Fifty-one-year-old Gregory Bush walked into a supermarket on Wednesday, Oct. 24 and shot and killed Vickie Lee Jones and Maur ice E. Stallard. According to The New York Times, the gunman entered the supermarket in Louisville, Kentucky after unsuccessfully attempting to enter the First Baptist Church Jeffersontown, a predominantly-Black church.
Between 40 and 50 people gathered around a display of Jones’ and Stallard’s photographs surrounded by dozens of flowers and candles on the steps of the University Union Plaza.
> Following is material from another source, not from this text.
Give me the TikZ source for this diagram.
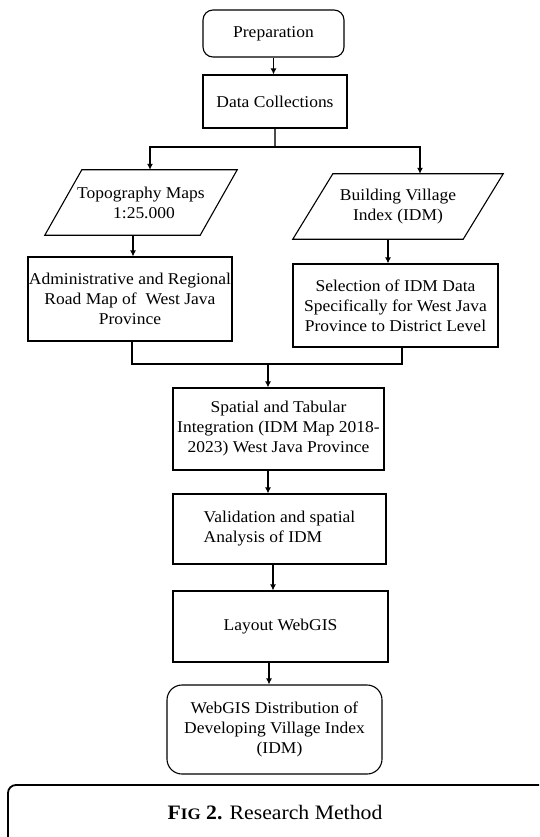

The vigil lasted 30 minutes and four students gave speeches, including BSU Vice President and mechanical engineering senior MartinaOdusanya.
“Since 2017, hate crimes have increased by 12.5 percent and of those thousands of hate crimes, 50 percent are targeted towards Black people,” Odusanya said during her speech. “Think about why that is, think about the history of how Black people are treated in the U.S. over time.”
Odusanya said lack of media coverage of the shooting exemplified the state of the nation.
“The media coverage of [the shooting] has been really ‘lax, which is concerning and problematic and worrisome that it just shows how much people are unwilling to take notice or willing to care about Black lives being lost,” Odusanya said in her speach. “That in itself is very telling of what this country represents with the people who are refusing to talk about it.”
Speaker and comparative ethnic studies junior Leilani Hemmings gave a call to action for everyone to engage in radical love and continue to fight, and to remember that “our lives matter, Black Lives Matter.”
“In our fight to liberate ourselves from the state of social, emotional, mental, physical and spiritual violence, we must engage in radical love with each other,” Hemmings said in her speech.
The vigil ended with a moment of silence and a call to remember the victims’ names.
“Sometimes it feels like hate wins and it can be a really isolating feeling and I feel like sometimes being around other people can be really helpful in times like this,” materials engineering freshman Clarissa Drouillard said. “Especially when it’s so important for us to just stick together. Change requires everyone.”